GIVEN PROBLEM: Reproduce the data exactly and drop any pictures it holds.

DATASET EXCERPT:
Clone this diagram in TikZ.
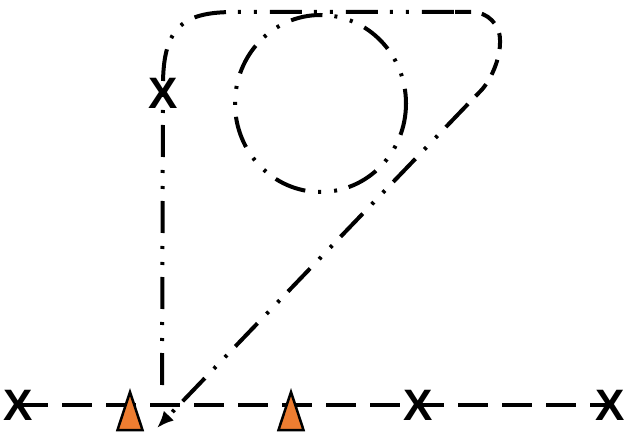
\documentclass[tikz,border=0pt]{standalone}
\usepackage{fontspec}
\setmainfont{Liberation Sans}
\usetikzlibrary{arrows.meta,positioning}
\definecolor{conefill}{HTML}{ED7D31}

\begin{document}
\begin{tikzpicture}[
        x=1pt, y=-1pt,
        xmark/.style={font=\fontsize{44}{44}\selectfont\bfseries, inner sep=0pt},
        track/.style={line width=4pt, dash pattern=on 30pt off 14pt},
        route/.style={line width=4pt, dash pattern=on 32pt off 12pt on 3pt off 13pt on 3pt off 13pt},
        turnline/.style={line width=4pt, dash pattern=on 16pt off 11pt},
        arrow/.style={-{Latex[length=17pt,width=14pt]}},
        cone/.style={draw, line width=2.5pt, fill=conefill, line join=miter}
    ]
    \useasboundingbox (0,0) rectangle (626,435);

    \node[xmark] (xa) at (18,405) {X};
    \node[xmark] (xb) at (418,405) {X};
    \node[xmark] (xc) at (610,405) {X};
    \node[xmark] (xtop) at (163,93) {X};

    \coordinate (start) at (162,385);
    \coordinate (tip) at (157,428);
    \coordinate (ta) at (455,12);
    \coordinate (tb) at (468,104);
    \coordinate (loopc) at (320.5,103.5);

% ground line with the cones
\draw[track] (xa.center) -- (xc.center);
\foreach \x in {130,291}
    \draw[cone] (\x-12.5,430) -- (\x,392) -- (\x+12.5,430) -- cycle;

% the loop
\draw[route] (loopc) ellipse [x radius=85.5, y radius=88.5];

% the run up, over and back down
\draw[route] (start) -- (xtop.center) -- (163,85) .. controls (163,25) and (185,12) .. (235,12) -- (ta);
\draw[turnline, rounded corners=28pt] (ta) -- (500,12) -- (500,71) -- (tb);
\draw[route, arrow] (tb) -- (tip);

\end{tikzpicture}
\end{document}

SOLVED PROBLEM:
Clone this diagram in TikZ.
\documentclass[tikz,border=0pt]{standalone}
\usepackage{fontspec}
\setmainfont{Liberation Sans}
\usetikzlibrary{arrows.meta,positioning}
\definecolor{conefill}{HTML}{ED7D31}

\begin{document}
\begin{tikzpicture}[
        x=1pt, y=-1pt,
        xmark/.style={font=\fontsize{44}{44}\selectfont\bfseries, inner sep=0pt},
        track/.style={line width=4pt, dash pattern=on 30pt off 14pt},
        route/.style={line width=4pt, dash pattern=on 32pt off 12pt on 3pt off 13pt on 3pt off 13pt},
        turnline/.style={line width=4pt, dash pattern=on 16pt off 11pt},
        arrow/.style={-{Latex[length=17pt,width=14pt]}},
        cone/.style={draw, line width=2.5pt, fill=conefill, line join=miter}
    ]
    \useasboundingbox (0,0) rectangle (626,435);

    \node[xmark] (xa) at (18,405) {X};
    \node[xmark] (xb) at (418,405) {X};
    \node[xmark] (xc) at (610,405) {X};
    \node[xmark] (xtop) at (163,93) {X};

    \coordinate (start) at (162,385);
    \coordinate (tip) at (157,428);
    \coordinate (ta) at (455,12);
    \coordinate (tb) at (468,104);
    \coordinate (loopc) at (320.5,103.5);

% ground line with the cones
\draw[track] (xa.center) -- (xc.center);
\foreach \x in {130,291}
    \draw[cone] (\x-12.5,430) -- (\x,392) -- (\x+12.5,430) -- cycle;

% the loop
\draw[route] (loopc) ellipse [x radius=85.5, y radius=88.5];

% the run up, over and back down
\draw[route] (start) -- (xtop.center) -- (163,85) .. controls (163,25) and (185,12) .. (235,12) -- (ta);
\draw[turnline, rounded corners=28pt] (ta) -- (500,12) -- (500,71) -- (tb);
\draw[route, arrow] (tb) -- (tip);

\end{tikzpicture}
\end{document}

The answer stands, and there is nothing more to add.